For anything stable for experimental selection,  it seems you'd want a seed
that mixes in also communicated as you don't want hosts to always be opted
in to everyone's rollouts and experiments.   Anything per-client
deterministic seems like it could be a path to identify users if not

Sent from my mobile device
On May 8, 2015 5:09 PM, "Ryan Hamilton" <> wrote:

> On Fri, May 8, 2015 at 12:49 PM, Amos Jeffries <>
> wrote:
>> On 9/05/2015 1:37 a.m., Bence Béky wrote:
>> > Hello httpbis,
>> >
>> > This is a heads up about a parameter that we have been using in
>> > Alternate-Protocol headers, and are planning to use in Alt-Svc headers
>> > and ALTSVC frames.  It is "p=" (probability), that Google servers emit
>> > and Chrome observes.  This takes a numerical value between 0.0 and 1.0
>> > inclusive, and tells the client to only observe the alternative
>> > service with that given probability (and ignore it otherwise).  This
>> > parameter can be used for finer grade load balancing, for gradual
>> > rollout of a new protocol, and for performance testing.

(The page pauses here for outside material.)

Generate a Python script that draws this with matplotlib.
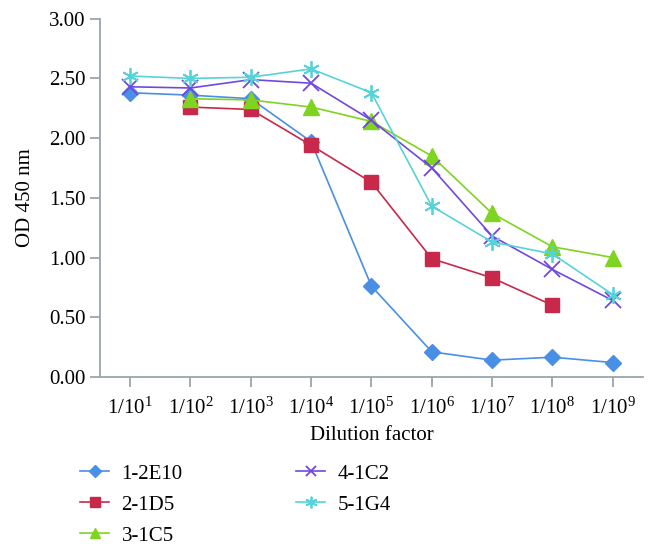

>> Why not reusing the standard qvalue / ranking, like other standard
>> documents do?
>>   <>
> ​Interesting idea! I can definitely see reusing the syntax, but I suspect
> it needs some added semantics. In particular, the way we use p= at Google
> is to ​make sure that if p=.5 then 50% of users will use the alternative
> and 50% will not. But more strongly than that, we need to have all users in
> the "use it" group to use it for all servers that advertise p=.5. Because
> page loads often pull in resources from multiple domains/server it is
> critical that we be able to do realistic A/B comparisons. From reading the
> qvalue section it doesn't sound like it fits exactly. But I could imagine a
> small change to the Alt-Svc draft to clarify this in the Alt-Svc context.
> The other question I have is if we want to do 50% use the alternative 50%
> don't, I assume we would need to emit 2 alternatives both with the same q=
> value. The first is the "real" alternative, the second is the default
> protocol. Is that how you would imagine this working?